▸ Task statement:
Write out the lines from the top of the material through the line with "width=8.08cm,minimum height=3.24cm] (act)", exactly and with nothing added.

▸ Provided data:
====================
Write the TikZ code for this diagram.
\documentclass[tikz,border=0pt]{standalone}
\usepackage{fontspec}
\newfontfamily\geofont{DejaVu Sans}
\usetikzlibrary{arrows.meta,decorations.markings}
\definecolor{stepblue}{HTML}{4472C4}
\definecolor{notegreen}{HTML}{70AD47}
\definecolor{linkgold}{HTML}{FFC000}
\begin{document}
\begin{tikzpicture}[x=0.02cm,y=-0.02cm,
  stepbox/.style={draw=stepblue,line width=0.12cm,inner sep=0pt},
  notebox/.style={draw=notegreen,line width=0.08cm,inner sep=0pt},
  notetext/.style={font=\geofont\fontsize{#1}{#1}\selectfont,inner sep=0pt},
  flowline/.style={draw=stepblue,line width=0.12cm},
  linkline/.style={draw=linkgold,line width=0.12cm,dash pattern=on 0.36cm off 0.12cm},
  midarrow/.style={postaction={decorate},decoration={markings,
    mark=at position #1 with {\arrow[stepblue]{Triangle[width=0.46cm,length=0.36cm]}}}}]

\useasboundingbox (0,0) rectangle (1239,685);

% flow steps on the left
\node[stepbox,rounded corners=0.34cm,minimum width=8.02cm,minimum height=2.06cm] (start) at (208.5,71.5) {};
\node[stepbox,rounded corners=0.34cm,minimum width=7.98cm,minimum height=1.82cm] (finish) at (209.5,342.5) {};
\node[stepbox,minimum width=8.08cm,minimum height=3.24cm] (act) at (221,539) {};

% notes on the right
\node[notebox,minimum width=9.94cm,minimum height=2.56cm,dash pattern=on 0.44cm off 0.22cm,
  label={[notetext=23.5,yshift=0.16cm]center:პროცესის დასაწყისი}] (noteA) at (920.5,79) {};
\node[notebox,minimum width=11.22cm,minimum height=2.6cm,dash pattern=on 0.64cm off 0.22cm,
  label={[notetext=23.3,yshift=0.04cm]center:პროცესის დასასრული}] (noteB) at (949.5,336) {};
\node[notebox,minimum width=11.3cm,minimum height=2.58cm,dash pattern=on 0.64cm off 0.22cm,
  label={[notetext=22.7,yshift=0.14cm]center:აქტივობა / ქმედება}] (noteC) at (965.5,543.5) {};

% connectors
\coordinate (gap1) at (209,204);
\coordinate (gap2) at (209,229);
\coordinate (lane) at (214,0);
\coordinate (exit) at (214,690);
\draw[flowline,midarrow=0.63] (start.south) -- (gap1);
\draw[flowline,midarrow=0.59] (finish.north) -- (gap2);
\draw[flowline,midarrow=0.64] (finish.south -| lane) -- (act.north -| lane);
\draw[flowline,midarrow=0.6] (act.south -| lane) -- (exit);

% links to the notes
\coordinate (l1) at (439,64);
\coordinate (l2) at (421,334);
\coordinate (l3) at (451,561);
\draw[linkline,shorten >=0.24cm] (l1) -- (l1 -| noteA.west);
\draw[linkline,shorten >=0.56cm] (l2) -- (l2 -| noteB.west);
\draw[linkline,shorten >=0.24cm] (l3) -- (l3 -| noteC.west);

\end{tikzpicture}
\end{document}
====================
▸ In response:
Write the TikZ code for this diagram.
\documentclass[tikz,border=0pt]{standalone}
\usepackage{fontspec}
\newfontfamily\geofont{DejaVu Sans}
\usetikzlibrary{arrows.meta,decorations.markings}
\definecolor{stepblue}{HTML}{4472C4}
\definecolor{notegreen}{HTML}{70AD47}
\definecolor{linkgold}{HTML}{FFC000}
\begin{document}
\begin{tikzpicture}[x=0.02cm,y=-0.02cm,
  stepbox/.style={draw=stepblue,line width=0.12cm,inner sep=0pt},
  notebox/.style={draw=notegreen,line width=0.08cm,inner sep=0pt},
  notetext/.style={font=\geofont\fontsize{#1}{#1}\selectfont,inner sep=0pt},
  flowline/.style={draw=stepblue,line width=0.12cm},
  linkline/.style={draw=linkgold,line width=0.12cm,dash pattern=on 0.36cm off 0.12cm},
  midarrow/.style={postaction={decorate},decoration={markings,
    mark=at position #1 with {\arrow[stepblue]{Triangle[width=0.46cm,length=0.36cm]}}}}]

\useasboundingbox (0,0) rectangle (1239,685);

% flow steps on the left
\node[stepbox,rounded corners=0.34cm,minimum width=8.02cm,minimum height=2.06cm] (start) at (208.5,71.5) {};
\node[stepbox,rounded corners=0.34cm,minimum width=7.98cm,minimum height=1.82cm] (finish) at (209.5,342.5) {};
\node[stepbox,minimum width=8.08cm,minimum height=3.24cm] (act) at (221,539) {};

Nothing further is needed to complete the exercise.